» What is needed
Write out each line in which the string "with" is present.

» Exercise material
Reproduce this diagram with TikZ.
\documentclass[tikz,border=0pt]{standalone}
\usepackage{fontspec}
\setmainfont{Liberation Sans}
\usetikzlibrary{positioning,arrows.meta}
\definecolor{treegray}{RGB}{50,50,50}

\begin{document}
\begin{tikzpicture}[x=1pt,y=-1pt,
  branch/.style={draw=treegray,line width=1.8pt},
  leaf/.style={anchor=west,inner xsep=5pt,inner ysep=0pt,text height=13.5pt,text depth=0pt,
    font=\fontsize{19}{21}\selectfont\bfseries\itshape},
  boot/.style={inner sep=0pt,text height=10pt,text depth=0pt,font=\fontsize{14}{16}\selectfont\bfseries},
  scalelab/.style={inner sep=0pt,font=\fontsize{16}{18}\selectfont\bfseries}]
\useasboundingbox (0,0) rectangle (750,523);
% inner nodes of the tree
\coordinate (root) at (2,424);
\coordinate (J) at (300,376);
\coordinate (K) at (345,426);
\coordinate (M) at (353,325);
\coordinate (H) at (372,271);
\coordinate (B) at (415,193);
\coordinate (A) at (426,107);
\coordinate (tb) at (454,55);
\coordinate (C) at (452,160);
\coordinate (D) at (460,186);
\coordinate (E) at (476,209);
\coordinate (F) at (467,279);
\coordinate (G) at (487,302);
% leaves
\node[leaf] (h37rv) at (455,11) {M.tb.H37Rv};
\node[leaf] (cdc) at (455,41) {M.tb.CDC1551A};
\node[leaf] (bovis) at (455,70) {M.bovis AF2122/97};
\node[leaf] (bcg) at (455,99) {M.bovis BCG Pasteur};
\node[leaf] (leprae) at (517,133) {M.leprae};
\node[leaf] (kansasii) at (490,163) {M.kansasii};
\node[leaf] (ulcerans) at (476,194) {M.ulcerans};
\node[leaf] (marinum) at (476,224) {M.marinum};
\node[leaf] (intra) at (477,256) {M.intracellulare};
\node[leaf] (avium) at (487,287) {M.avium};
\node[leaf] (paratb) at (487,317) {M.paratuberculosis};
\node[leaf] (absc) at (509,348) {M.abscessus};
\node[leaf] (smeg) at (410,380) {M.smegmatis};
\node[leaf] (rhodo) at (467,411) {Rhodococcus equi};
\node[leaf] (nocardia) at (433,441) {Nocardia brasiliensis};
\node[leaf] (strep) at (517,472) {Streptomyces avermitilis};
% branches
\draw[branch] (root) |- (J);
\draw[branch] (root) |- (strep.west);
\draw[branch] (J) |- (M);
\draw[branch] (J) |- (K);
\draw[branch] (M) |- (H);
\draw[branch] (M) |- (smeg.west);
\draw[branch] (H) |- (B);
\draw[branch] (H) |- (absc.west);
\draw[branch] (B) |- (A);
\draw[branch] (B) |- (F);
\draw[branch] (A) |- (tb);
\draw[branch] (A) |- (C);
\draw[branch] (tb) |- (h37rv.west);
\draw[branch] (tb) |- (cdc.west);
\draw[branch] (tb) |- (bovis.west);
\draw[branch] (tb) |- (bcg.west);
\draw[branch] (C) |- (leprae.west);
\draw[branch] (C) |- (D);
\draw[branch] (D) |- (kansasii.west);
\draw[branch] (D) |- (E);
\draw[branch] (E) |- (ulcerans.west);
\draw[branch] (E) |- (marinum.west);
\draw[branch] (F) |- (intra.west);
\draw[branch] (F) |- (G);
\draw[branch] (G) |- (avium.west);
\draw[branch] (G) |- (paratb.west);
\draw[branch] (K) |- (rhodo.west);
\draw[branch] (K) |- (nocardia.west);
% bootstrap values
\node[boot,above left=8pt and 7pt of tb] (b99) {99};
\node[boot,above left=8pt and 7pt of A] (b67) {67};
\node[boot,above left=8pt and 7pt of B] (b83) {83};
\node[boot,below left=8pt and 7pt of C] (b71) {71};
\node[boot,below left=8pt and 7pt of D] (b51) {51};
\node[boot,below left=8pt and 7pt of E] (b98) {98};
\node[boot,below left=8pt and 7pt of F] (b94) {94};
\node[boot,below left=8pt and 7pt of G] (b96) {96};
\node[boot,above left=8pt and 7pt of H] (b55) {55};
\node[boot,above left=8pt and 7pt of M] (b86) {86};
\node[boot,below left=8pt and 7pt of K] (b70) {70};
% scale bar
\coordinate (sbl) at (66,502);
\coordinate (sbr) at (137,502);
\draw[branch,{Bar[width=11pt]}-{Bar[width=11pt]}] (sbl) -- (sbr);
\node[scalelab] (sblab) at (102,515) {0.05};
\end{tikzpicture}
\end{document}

==

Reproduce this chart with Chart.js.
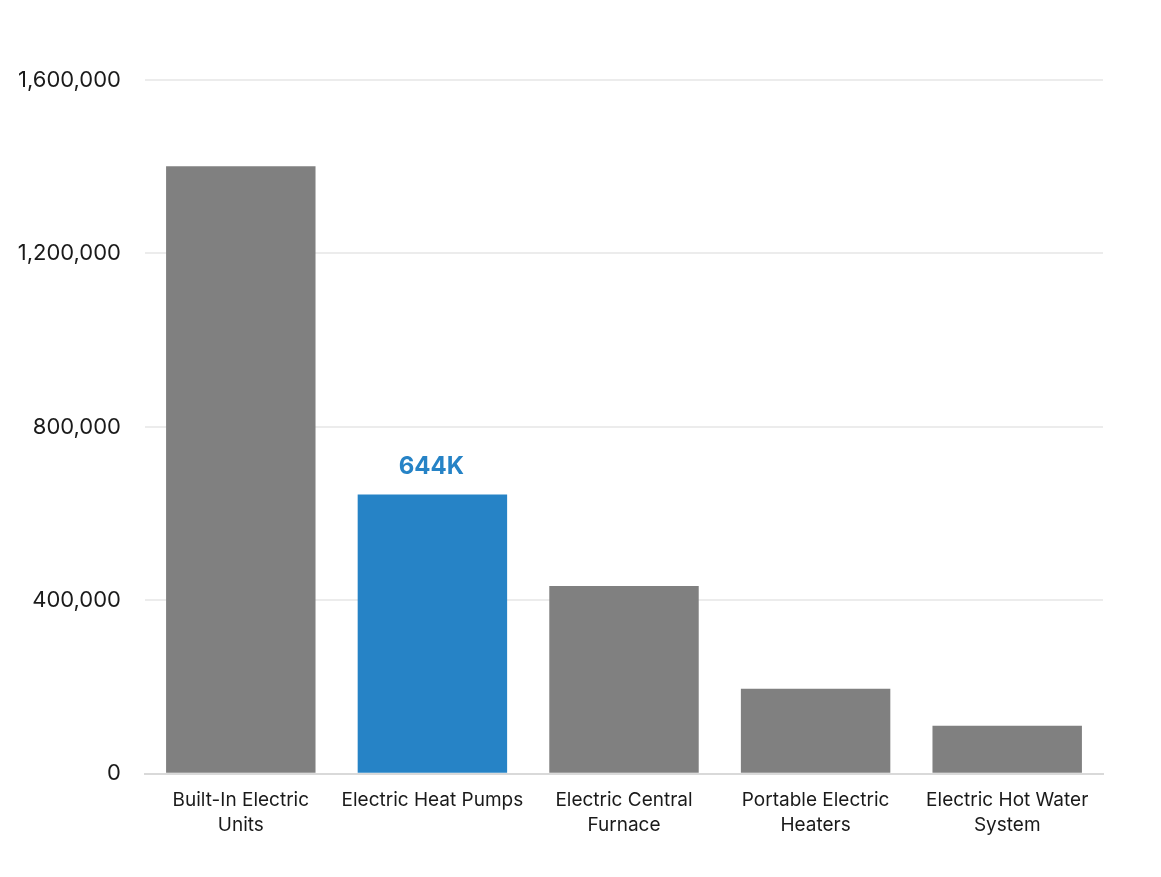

» Problem solution
Reproduce this diagram with TikZ.
Reproduce this chart with Chart.js.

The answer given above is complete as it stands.